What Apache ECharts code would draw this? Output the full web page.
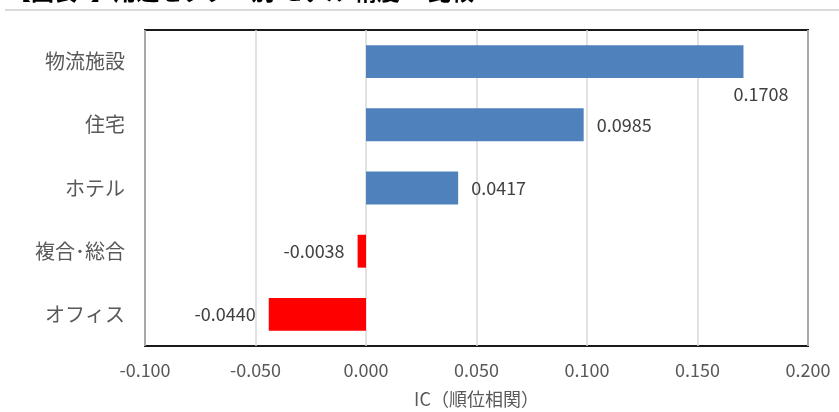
<!DOCTYPE html>
<html>
<head>
<meta charset="utf-8">
<script src="https://cdn.jsdelivr.net/npm/echarts@6/dist/echarts.min.js"></script>
<style>
  html, body { margin: 0; padding: 0; background: #fff; }
  #chart { width: 839px; height: 412px; }
</style>
</head>
<body>
<div id="chart"></div>
<script>
var categories = ["物流施設", "住宅", "ホテル", "複合･総合", "オフィス"];
var icValues = [0.1708, 0.0985, 0.0417, -0.0038, -0.0440];
var axisMin = -0.1, axisMax = 0.2, axisStep = 0.05;

var FONT = "'Noto Sans CJK JP', 'Noto Sans', sans-serif";
var chart = echarts.init(document.getElementById("chart"));

var barData = icValues.map(function (v, i) {
    var item = {
        value: v,
        itemStyle: { color: v >= 0 ? "#4f81bd" : "#ff0000" },
        label: { position: v >= 0 ? "right" : "left" }
    };
    // 一番長いバーはラベルを右下に逃がす
    if (i === 0) {
        item.label = {
            position: ["100%", "100%"],
            align: "left",
            verticalAlign: "middle",
            offset: [-10, 16]
        };
    }
    return item;
});

chart.setOption({
    animation: false,
    textStyle: { fontFamily: FONT },
    graphic: [
        {
            type: "text",
            left: 8,
            top: -20,
            style: {
                text: "【図表7】用途セクター別 モデル 精度IC 比較",
                font: "bold 23px " + FONT,
                fill: "#000"
            }
        },
        {
            type: "rect",
            shape: { x: 5, y: 9, width: 834, height: 2 },
            style: { fill: "#d9d9d9" }
        }
    ],
    grid: {
        left: 145,
        right: 31,
        top: 30,
        bottom: 66,
        outerBoundsMode: "none",
        show: true,
        borderColor: "#1a1a1a",
        borderWidth: 2
    },
    xAxis: {
        type: "value",
        min: axisMin,
        max: axisMax,
        interval: axisStep,
        name: "IC（順位相関）",
        nameLocation: "middle",
        nameGap: 44,
        nameTextStyle: { fontSize: 18, color: "#595959", fontFamily: FONT },
        axisLine: { show: false },
        axisTick: { show: false },
        axisLabel: {
            fontSize: 18,
            color: "#595959",
            margin: 15,
            formatter: function (v) { return v.toFixed(3); }
        },
        splitLine: { lineStyle: { color: "#d9d9d9", width: 1.5 } }
    },
    yAxis: {
        type: "category",
        data: categories,
        inverse: true,
        axisLine: { show: false },
        axisTick: { show: false },
        axisLabel: { fontSize: 20, color: "#595959", margin: 20 }
    },
    series: [{
        type: "bar",
        data: barData,
        barWidth: "52%",
        label: {
            show: true,
            distance: 13,
            fontSize: 18,
            color: "#404040",
            formatter: function (p) { return p.value.toFixed(4); }
        }
    }]
});
</script>
</body>
</html>
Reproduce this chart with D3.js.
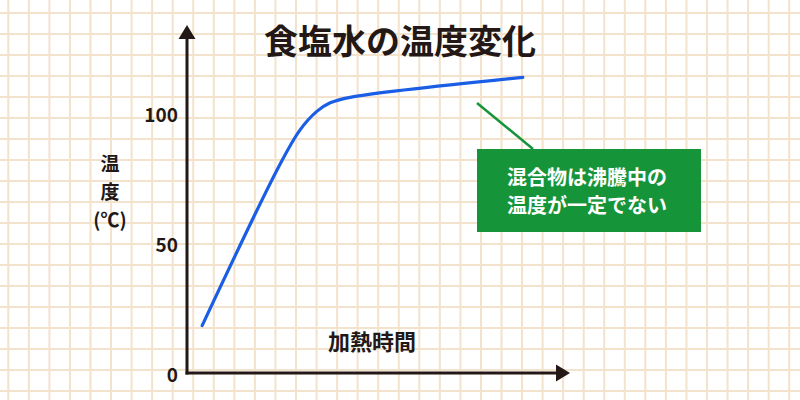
<!DOCTYPE html>
<html>
<head>
<meta charset="utf-8">
<script src="https://cdn.jsdelivr.net/npm/d3@7"></script>
<style>
  body { margin: 0; background: #fff; }
  text { font-family: "Noto Sans CJK JP", "Noto Sans", sans-serif; font-weight: 700; }
</style>
</head>
<body>
<div id="chart"></div>
<script>
// heating time (arbitrary units) vs temperature of salt water
const times = [0.41, 2.5, 3.06, 3.51, 3.88, 4.42, 9.10];
const temps = [19, 80.5, 94.2, 101.3, 104.7, 106.8, 114.5];
const yTicks = [0, 50, 100];
const title = "食塩水の温度変化";
const xLabel = "加熱時間";
const yLabel = ["温", "度", "(℃)"];
const note = ["混合物は沸騰中の", "温度が一定でない"];

const width = 800, height = 400;
const ink = "#231815";

const svg = d3.select("#chart").append("svg")
    .attr("width", width)
    .attr("height", height);

// graph-paper background
const grid = svg.append("g").attr("stroke", "#f3e2cc").attr("stroke-width", 2);
d3.range(8.3, width, 20.55).forEach(gx => {
    grid.append("line").attr("x1", gx).attr("x2", gx).attr("y1", 0).attr("y2", height);
});
d3.range(13, height, 21).forEach(gy => {
    grid.append("line").attr("y1", gy).attr("y2", gy).attr("x1", 0).attr("x2", width);
});

const x = d3.scaleLinear().domain([0, 10]).range([187, 556]);
const y = d3.scaleLinear().domain([0, 100]).range([375, 115]);

// axes with arrow heads
const x0 = x(0), y0 = y(0) - 2;
const yTop = 39, xEnd = x.range()[1];
svg.append("line").attr("x1", x0).attr("x2", x0).attr("y1", y0 + 1.5).attr("y2", yTop)
    .attr("stroke", ink).attr("stroke-width", 3);
svg.append("line").attr("x1", x0 - 1.5).attr("x2", xEnd).attr("y1", y0).attr("y2", y0)
    .attr("stroke", ink).attr("stroke-width", 3);
svg.append("path")
    .attr("d", `M${x0},${yTop - 14}L${x0 + 8.5},${yTop}L${x0 - 8.5},${yTop}Z`)
    .attr("fill", ink);
svg.append("path")
    .attr("d", `M${xEnd + 14},${y0}L${xEnd},${y0 - 8.5}L${xEnd},${y0 + 8.5}Z`)
    .attr("fill", ink);

const yAxis = d3.axisLeft(y).tickValues(yTicks).tickSize(0).tickPadding(9);
svg.append("g")
    .attr("transform", "translate(" + x0 + ",0)")
    .call(yAxis)
    .call(g => g.select(".domain").remove())
    .selectAll("text")
    .attr("fill", ink)
    .style("font-size", "19px")
    .style("font-family", "'Noto Sans CJK JP', sans-serif")
    .style("font-weight", 700);

// curve
const line = d3.line()
    .x((d, i) => x(times[i]))
    .y(d => y(d))
    .curve(d3.curveCatmullRom.alpha(0.5));
svg.append("path")
    .attr("d", line(temps))
    .attr("fill", "none")
    .attr("stroke", "#1a5ee6")
    .attr("stroke-width", 3.2)
    .attr("stroke-linecap", "round");

// title and labels
svg.append("text")
    .attr("x", 400).attr("y", 54)
    .attr("text-anchor", "middle")
    .attr("fill", ink)
    .style("font-size", "34px")
    .text(title);

svg.append("text")
    .attr("x", 372).attr("y", 350)
    .attr("text-anchor", "middle")
    .attr("fill", ink)
    .style("font-size", "22px")
    .text(xLabel);

svg.append("g").selectAll("text")
    .data(yLabel)
    .join("text")
    .attr("x", 110)
    .attr("y", (d, i) => 164 + i * 28)
    .attr("dy", "0.35em")
    .attr("text-anchor", "middle")
    .attr("fill", ink)
    .style("font-size", "19px")
    .text(d => d);

// callout
svg.append("line")
    .attr("x1", 477).attr("y1", 103)
    .attr("x2", 533).attr("y2", 149)
    .attr("stroke", "#16943a")
    .attr("stroke-width", 2.5);
svg.append("rect")
    .attr("x", 477).attr("y", 149)
    .attr("width", 224).attr("height", 83)
    .attr("fill", "#16943a");
svg.append("text")
    .attr("fill", "#fff")
    .style("font-size", "20px")
    .selectAll("tspan")
    .data(note)
    .join("tspan")
    .attr("x", 507)
    .attr("y", (d, i) => 185 + i * 28)
    .text(d => d);
</script>
</body>
</html>
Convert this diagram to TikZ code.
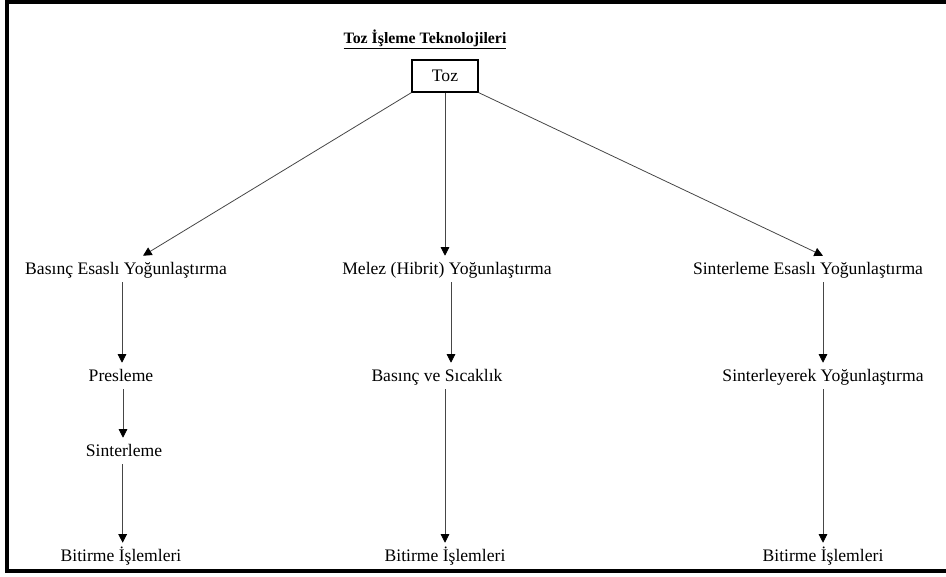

● ● ● ●

- **PROBLEM STATEMENT**: Reproduce each line exactly as it appears, omitting the pictures.

- **EXERCISE RESPONSE**:
What Apache ECharts code would draw this? Output the full web page.
<!DOCTYPE html>
<html>
<head>
<meta charset="utf-8">
<script src="https://cdn.jsdelivr.net/npm/echarts@6/dist/echarts.min.js"></script>
<style>
  html, body { margin: 0; padding: 0; background: #fff; }
  #chart { width: 839px; height: 412px; }
</style>
</head>
<body>
<div id="chart"></div>
<script>
var categories = ["物流施設", "住宅", "ホテル", "複合･総合", "オフィス"];
var icValues = [0.1708, 0.0985, 0.0417, -0.0038, -0.0440];
var axisMin = -0.1, axisMax = 0.2, axisStep = 0.05;

var FONT = "'Noto Sans CJK JP', 'Noto Sans', sans-serif";
var chart = echarts.init(document.getElementById("chart"));

var barData = icValues.map(function (v, i) {
    var item = {
        value: v,
        itemStyle: { color: v >= 0 ? "#4f81bd" : "#ff0000" },
        label: { position: v >= 0 ? "right" : "left" }
    };
    // 一番長いバーはラベルを右下に逃がす
    if (i === 0) {
        item.label = {
            position: ["100%", "100%"],
            align: "left",
            verticalAlign: "middle",
            offset: [-10, 16]
        };
    }
    return item;
});

chart.setOption({
    animation: false,
    textStyle: { fontFamily: FONT },
    graphic: [
        {
            type: "text",
            left: 8,
            top: -20,
            style: {
                text: "【図表7】用途セクター別 モデル 精度IC 比較",
                font: "bold 23px " + FONT,
                fill: "#000"
            }
        },
        {
            type: "rect",
            shape: { x: 5, y: 9, width: 834, height: 2 },
            style: { fill: "#d9d9d9" }
        }
    ],
    grid: {
        left: 145,
        right: 31,
        top: 30,
        bottom: 66,
        outerBoundsMode: "none",
        show: true,
        borderColor: "#1a1a1a",
        borderWidth: 2
    },
    xAxis: {
        type: "value",
        min: axisMin,
        max: axisMax,
        interval: axisStep,
        name: "IC（順位相関）",
        nameLocation: "middle",
        nameGap: 44,
        nameTextStyle: { fontSize: 18, color: "#595959", fontFamily: FONT },
        axisLine: { show: false },
        axisTick: { show: false },
        axisLabel: {
            fontSize: 18,
            color: "#595959",
            margin: 15,
            formatter: function (v) { return v.toFixed(3); }
        },
        splitLine: { lineStyle: { color: "#d9d9d9", width: 1.5 } }
    },
    yAxis: {
        type: "category",
        data: categories,
        inverse: true,
        axisLine: { show: false },
        axisTick: { show: false },
        axisLabel: { fontSize: 20, color: "#595959", margin: 20 }
    },
    series: [{
        type: "bar",
        data: barData,
        barWidth: "52%",
        label: {
            show: true,
            distance: 13,
            fontSize: 18,
            color: "#404040",
            formatter: function (p) { return p.value.toFixed(4); }
        }
    }]
});
</script>
</body>
</html>
Reproduce this chart with D3.js.
<!DOCTYPE html>
<html>
<head>
<meta charset="utf-8">
<script src="https://cdn.jsdelivr.net/npm/d3@7"></script>
<style>
  body { margin: 0; background: #fff; }
  text { font-family: "Noto Sans CJK JP", "Noto Sans", sans-serif; font-weight: 700; }
</style>
</head>
<body>
<div id="chart"></div>
<script>
// heating time (arbitrary units) vs temperature of salt water
const times = [0.41, 2.5, 3.06, 3.51, 3.88, 4.42, 9.10];
const temps = [19, 80.5, 94.2, 101.3, 104.7, 106.8, 114.5];
const yTicks = [0, 50, 100];
const title = "食塩水の温度変化";
const xLabel = "加熱時間";
const yLabel = ["温", "度", "(℃)"];
const note = ["混合物は沸騰中の", "温度が一定でない"];

const width = 800, height = 400;
const ink = "#231815";

const svg = d3.select("#chart").append("svg")
    .attr("width", width)
    .attr("height", height);

// graph-paper background
const grid = svg.append("g").attr("stroke", "#f3e2cc").attr("stroke-width", 2);
d3.range(8.3, width, 20.55).forEach(gx => {
    grid.append("line").attr("x1", gx).attr("x2", gx).attr("y1", 0).attr("y2", height);
});
d3.range(13, height, 21).forEach(gy => {
    grid.append("line").attr("y1", gy).attr("y2", gy).attr("x1", 0).attr("x2", width);
});

const x = d3.scaleLinear().domain([0, 10]).range([187, 556]);
const y = d3.scaleLinear().domain([0, 100]).range([375, 115]);

// axes with arrow heads
const x0 = x(0), y0 = y(0) - 2;
const yTop = 39, xEnd = x.range()[1];
svg.append("line").attr("x1", x0).attr("x2", x0).attr("y1", y0 + 1.5).attr("y2", yTop)
    .attr("stroke", ink).attr("stroke-width", 3);
svg.append("line").attr("x1", x0 - 1.5).attr("x2", xEnd).attr("y1", y0).attr("y2", y0)
    .attr("stroke", ink).attr("stroke-width", 3);
svg.append("path")
    .attr("d", `M${x0},${yTop - 14}L${x0 + 8.5},${yTop}L${x0 - 8.5},${yTop}Z`)
    .attr("fill", ink);
svg.append("path")
    .attr("d", `M${xEnd + 14},${y0}L${xEnd},${y0 - 8.5}L${xEnd},${y0 + 8.5}Z`)
    .attr("fill", ink);

const yAxis = d3.axisLeft(y).tickValues(yTicks).tickSize(0).tickPadding(9);
svg.append("g")
    .attr("transform", "translate(" + x0 + ",0)")
    .call(yAxis)
    .call(g => g.select(".domain").remove())
    .selectAll("text")
    .attr("fill", ink)
    .style("font-size", "19px")
    .style("font-family", "'Noto Sans CJK JP', sans-serif")
    .style("font-weight", 700);

// curve
const line = d3.line()
    .x((d, i) => x(times[i]))
    .y(d => y(d))
    .curve(d3.curveCatmullRom.alpha(0.5));
svg.append("path")
    .attr("d", line(temps))
    .attr("fill", "none")
    .attr("stroke", "#1a5ee6")
    .attr("stroke-width", 3.2)
    .attr("stroke-linecap", "round");

// title and labels
svg.append("text")
    .attr("x", 400).attr("y", 54)
    .attr("text-anchor", "middle")
    .attr("fill", ink)
    .style("font-size", "34px")
    .text(title);

svg.append("text")
    .attr("x", 372).attr("y", 350)
    .attr("text-anchor", "middle")
    .attr("fill", ink)
    .style("font-size", "22px")
    .text(xLabel);

svg.append("g").selectAll("text")
    .data(yLabel)
    .join("text")
    .attr("x", 110)
    .attr("y", (d, i) => 164 + i * 28)
    .attr("dy", "0.35em")
    .attr("text-anchor", "middle")
    .attr("fill", ink)
    .style("font-size", "19px")
    .text(d => d);

// callout
svg.append("line")
    .attr("x1", 477).attr("y1", 103)
    .attr("x2", 533).attr("y2", 149)
    .attr("stroke", "#16943a")
    .attr("stroke-width", 2.5);
svg.append("rect")
    .attr("x", 477).attr("y", 149)
    .attr("width", 224).attr("height", 83)
    .attr("fill", "#16943a");
svg.append("text")
    .attr("fill", "#fff")
    .style("font-size", "20px")
    .selectAll("tspan")
    .data(note)
    .join("tspan")
    .attr("x", 507)
    .attr("y", (d, i) => 185 + i * 28)
    .text(d => d);
</script>
</body>
</html>
Convert this diagram to TikZ code.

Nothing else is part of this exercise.